Waitr gobbles Bite Squad and doubles in size

The gist: Waitr announced this morning that it acquired Bite Squad, an online ordering and on-demand food delivery platform for restaurants, for $321.3 million.

2 min read

Wasn’t Waitr just bought for $308 million? Yep, that was announced back in May and the deal was only finalized on Nov. 16. So less than a month into being a publicly traded company, Waitr has effectively doubled in size. Bite Squad has more than 11,000 active restaurants, compared with Waitr’s 7,700 restaurant partners as of Sept. 30 of this year. 

Waitr gets swoll. With this deal, Waitr’s operations will expand to cover a total footprint of 500 cities in 22 states. 

Where’d they get all that cash? Landcadia Holdings acquired Waitr for $308 million, but only $50 million of that was guaranteed cash. At that time, Landcadia Holdings was a special purpose acquisition company — a type of entity set for the sole purpose of buying another company — that had raised $300 million. So when Landcadia Holdings became Waitr Holdings, it still had about $250 million left to fund growth. While this deal for Bite Squad was for $328 million, only $202.1 million of that was in cash with the rest paid with 10.6 million shares of Waitr stock. Plus, to help finance a portion of this deal, Waitr has taken on $42.1 million in debt.

This may only be the beginning. Tilman Fertitta — the billionaire co-owner of Landcadia Holdings, the Houston Rockets and Landry’s Inc. — has a track record of growing his businesses through acquisitions. And Chris Meaux — the CEO and cofounder of Waitr — wants to build Waitr into a billion dollar business. So if I were a betting man, I’d say that this won’t be the last major acquisition they make. And that’s potentially great news for Lafayette. 

Am I rich yet? Not unless you were one of the original shareholders.
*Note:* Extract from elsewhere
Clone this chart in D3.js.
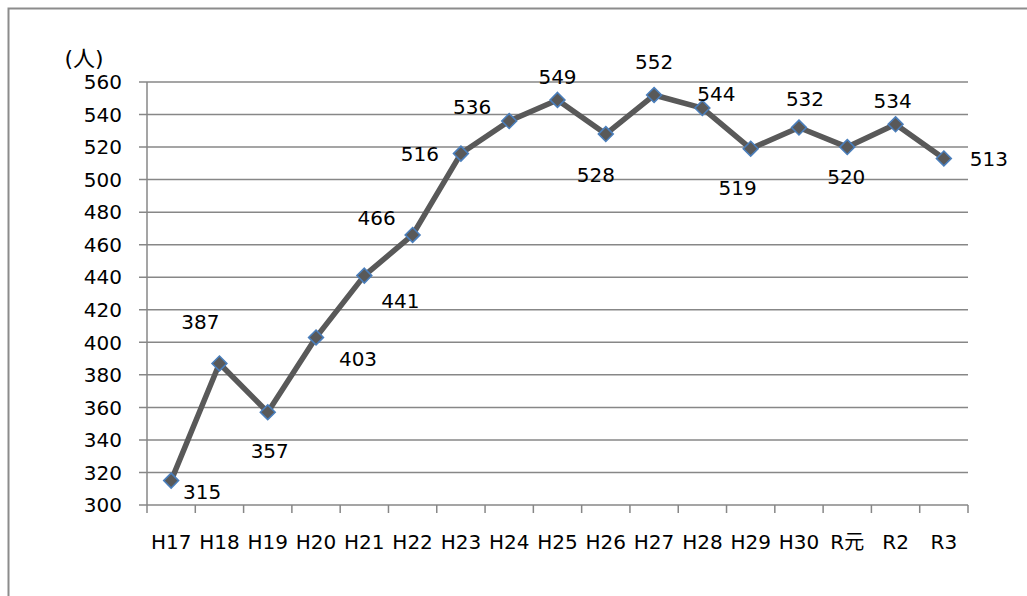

The news hasn’t had much of a net impact on the stock price yet, for those of us who have only been able to buy in more recently. (Disclosure, I own some stock in Waitr.)  Yesterday, Waitr Holdings’ stock (listed as WTRH on the Nasdaq) ended the day at $11.44. While shares spiked to $12 first thing this morning, they settled back down to $11.48 as of 2 p.m. So I’d hold off on buying that ticket to the moon.